Return the first line, the line containing "const pointsPerTick = 4;", and every line between them, exactly as they stand.

* SUPPLIED MATERIAL:
────────────────────
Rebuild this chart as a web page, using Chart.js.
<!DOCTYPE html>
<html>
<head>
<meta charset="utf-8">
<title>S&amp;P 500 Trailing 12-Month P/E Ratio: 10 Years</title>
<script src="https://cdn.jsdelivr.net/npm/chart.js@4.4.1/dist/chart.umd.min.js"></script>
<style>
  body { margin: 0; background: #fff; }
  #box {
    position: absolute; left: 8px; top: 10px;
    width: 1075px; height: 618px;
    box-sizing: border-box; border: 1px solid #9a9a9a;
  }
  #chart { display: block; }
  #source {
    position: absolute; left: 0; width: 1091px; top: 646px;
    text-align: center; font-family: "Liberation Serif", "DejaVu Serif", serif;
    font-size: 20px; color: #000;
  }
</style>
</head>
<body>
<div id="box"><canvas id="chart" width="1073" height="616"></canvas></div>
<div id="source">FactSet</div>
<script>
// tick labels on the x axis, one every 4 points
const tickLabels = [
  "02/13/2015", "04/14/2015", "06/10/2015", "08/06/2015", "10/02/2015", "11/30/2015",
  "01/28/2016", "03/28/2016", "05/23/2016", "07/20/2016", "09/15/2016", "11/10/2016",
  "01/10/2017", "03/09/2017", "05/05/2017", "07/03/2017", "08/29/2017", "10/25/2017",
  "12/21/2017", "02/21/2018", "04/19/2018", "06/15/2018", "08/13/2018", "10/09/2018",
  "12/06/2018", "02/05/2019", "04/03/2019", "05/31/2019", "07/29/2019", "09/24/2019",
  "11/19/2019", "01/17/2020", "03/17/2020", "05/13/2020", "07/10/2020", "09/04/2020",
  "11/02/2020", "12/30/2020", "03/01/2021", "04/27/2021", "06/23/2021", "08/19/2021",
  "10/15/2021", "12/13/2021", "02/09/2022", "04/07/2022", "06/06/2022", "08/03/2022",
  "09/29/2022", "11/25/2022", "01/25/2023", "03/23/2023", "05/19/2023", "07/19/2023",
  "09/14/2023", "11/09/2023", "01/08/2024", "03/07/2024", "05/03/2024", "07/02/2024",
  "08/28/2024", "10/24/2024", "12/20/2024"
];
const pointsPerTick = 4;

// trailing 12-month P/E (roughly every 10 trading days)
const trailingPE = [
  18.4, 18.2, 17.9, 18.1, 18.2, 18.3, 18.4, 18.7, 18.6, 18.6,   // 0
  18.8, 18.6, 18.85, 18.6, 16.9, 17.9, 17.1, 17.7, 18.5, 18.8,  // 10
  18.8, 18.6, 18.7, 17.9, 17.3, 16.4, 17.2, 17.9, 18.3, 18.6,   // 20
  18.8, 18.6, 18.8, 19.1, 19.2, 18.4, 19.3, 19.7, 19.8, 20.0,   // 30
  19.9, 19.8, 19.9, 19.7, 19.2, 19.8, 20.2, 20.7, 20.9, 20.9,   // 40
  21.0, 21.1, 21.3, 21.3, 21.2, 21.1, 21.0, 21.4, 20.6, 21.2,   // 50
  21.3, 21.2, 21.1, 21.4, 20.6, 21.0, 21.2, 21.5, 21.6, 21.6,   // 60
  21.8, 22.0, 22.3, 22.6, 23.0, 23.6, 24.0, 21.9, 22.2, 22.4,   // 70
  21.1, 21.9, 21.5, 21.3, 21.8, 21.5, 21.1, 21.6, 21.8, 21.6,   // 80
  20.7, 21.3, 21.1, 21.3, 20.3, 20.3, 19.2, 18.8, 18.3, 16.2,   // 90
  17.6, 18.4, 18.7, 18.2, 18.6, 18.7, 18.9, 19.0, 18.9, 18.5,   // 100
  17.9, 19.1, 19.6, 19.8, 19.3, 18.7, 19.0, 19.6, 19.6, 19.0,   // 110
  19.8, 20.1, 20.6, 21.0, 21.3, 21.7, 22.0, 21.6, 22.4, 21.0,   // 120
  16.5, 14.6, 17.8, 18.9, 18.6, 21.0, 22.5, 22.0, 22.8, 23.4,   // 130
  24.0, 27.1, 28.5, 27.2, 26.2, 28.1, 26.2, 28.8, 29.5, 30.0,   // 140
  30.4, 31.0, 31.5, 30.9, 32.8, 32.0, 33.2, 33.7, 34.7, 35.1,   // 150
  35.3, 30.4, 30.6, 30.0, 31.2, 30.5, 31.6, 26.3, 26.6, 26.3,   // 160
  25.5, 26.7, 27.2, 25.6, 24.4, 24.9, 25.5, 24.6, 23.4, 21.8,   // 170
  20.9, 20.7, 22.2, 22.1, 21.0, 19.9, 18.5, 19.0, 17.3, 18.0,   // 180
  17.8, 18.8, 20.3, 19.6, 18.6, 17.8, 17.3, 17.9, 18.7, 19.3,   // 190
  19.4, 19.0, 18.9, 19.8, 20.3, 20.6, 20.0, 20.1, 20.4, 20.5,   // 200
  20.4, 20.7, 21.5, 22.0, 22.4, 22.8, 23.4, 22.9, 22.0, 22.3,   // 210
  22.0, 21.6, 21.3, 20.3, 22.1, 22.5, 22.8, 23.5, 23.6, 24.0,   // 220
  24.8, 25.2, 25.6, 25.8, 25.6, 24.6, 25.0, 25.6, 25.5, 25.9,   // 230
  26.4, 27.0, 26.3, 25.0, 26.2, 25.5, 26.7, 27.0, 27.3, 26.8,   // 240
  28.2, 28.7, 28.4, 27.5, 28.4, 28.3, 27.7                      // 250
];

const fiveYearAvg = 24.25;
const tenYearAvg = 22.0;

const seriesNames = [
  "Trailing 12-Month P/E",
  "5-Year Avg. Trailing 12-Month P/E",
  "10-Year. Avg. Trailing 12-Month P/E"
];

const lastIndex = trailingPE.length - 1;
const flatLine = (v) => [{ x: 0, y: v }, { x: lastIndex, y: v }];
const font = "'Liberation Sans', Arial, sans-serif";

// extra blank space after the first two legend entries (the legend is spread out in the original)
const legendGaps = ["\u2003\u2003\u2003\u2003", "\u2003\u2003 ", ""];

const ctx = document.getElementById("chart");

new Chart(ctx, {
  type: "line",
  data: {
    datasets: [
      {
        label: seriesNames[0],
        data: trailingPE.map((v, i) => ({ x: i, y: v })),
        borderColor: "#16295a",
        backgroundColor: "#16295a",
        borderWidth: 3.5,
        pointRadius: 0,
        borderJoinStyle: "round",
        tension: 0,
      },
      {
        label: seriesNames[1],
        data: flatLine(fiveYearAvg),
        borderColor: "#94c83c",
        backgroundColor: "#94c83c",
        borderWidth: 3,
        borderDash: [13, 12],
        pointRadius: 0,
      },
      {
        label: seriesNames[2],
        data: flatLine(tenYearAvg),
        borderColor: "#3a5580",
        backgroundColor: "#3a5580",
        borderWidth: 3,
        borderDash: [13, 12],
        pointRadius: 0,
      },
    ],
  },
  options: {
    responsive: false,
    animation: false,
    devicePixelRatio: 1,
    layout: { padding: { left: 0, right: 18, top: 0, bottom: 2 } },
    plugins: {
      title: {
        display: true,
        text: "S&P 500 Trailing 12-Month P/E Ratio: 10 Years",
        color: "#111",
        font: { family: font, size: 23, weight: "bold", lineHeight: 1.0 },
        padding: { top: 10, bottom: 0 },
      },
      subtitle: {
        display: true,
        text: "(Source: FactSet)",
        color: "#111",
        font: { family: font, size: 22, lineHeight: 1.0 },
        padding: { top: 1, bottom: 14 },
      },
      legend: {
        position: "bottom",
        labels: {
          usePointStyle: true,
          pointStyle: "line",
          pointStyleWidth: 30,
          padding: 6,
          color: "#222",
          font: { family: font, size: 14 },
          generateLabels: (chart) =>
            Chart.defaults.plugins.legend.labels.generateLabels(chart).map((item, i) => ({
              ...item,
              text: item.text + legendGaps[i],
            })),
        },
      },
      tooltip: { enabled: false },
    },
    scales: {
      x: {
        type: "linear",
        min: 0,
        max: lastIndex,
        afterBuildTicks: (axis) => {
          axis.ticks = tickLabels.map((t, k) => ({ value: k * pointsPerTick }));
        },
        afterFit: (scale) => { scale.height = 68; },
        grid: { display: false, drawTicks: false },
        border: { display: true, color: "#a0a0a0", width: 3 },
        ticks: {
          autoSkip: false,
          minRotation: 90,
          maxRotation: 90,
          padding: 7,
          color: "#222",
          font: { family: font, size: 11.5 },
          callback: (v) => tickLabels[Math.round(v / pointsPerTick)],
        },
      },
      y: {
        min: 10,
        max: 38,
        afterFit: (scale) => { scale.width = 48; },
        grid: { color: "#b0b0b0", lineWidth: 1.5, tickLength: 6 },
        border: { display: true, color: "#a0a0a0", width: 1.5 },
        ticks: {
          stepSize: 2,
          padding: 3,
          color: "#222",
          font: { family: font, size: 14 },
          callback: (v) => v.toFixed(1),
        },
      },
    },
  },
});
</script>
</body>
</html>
────────────────────
* ANSWER TO THIS EXERCISE:
Rebuild this chart as a web page, using Chart.js.
<!DOCTYPE html>
<html>
<head>
<meta charset="utf-8">
<title>S&amp;P 500 Trailing 12-Month P/E Ratio: 10 Years</title>
<script src="https://cdn.jsdelivr.net/npm/chart.js@4.4.1/dist/chart.umd.min.js"></script>
<style>
  body { margin: 0; background: #fff; }
  #box {
    position: absolute; left: 8px; top: 10px;
    width: 1075px; height: 618px;
    box-sizing: border-box; border: 1px solid #9a9a9a;
  }
  #chart { display: block; }
  #source {
    position: absolute; left: 0; width: 1091px; top: 646px;
    text-align: center; font-family: "Liberation Serif", "DejaVu Serif", serif;
    font-size: 20px; color: #000;
  }
</style>
</head>
<body>
<div id="box"><canvas id="chart" width="1073" height="616"></canvas></div>
<div id="source">FactSet</div>
<script>
// tick labels on the x axis, one every 4 points
const tickLabels = [
  "02/13/2015", "04/14/2015", "06/10/2015", "08/06/2015", "10/02/2015", "11/30/2015",
  "01/28/2016", "03/28/2016", "05/23/2016", "07/20/2016", "09/15/2016", "11/10/2016",
  "01/10/2017", "03/09/2017", "05/05/2017", "07/03/2017", "08/29/2017", "10/25/2017",
  "12/21/2017", "02/21/2018", "04/19/2018", "06/15/2018", "08/13/2018", "10/09/2018",
  "12/06/2018", "02/05/2019", "04/03/2019", "05/31/2019", "07/29/2019", "09/24/2019",
  "11/19/2019", "01/17/2020", "03/17/2020", "05/13/2020", "07/10/2020", "09/04/2020",
  "11/02/2020", "12/30/2020", "03/01/2021", "04/27/2021", "06/23/2021", "08/19/2021",
  "10/15/2021", "12/13/2021", "02/09/2022", "04/07/2022", "06/06/2022", "08/03/2022",
  "09/29/2022", "11/25/2022", "01/25/2023", "03/23/2023", "05/19/2023", "07/19/2023",
  "09/14/2023", "11/09/2023", "01/08/2024", "03/07/2024", "05/03/2024", "07/02/2024",
  "08/28/2024", "10/24/2024", "12/20/2024"
];
const pointsPerTick = 4;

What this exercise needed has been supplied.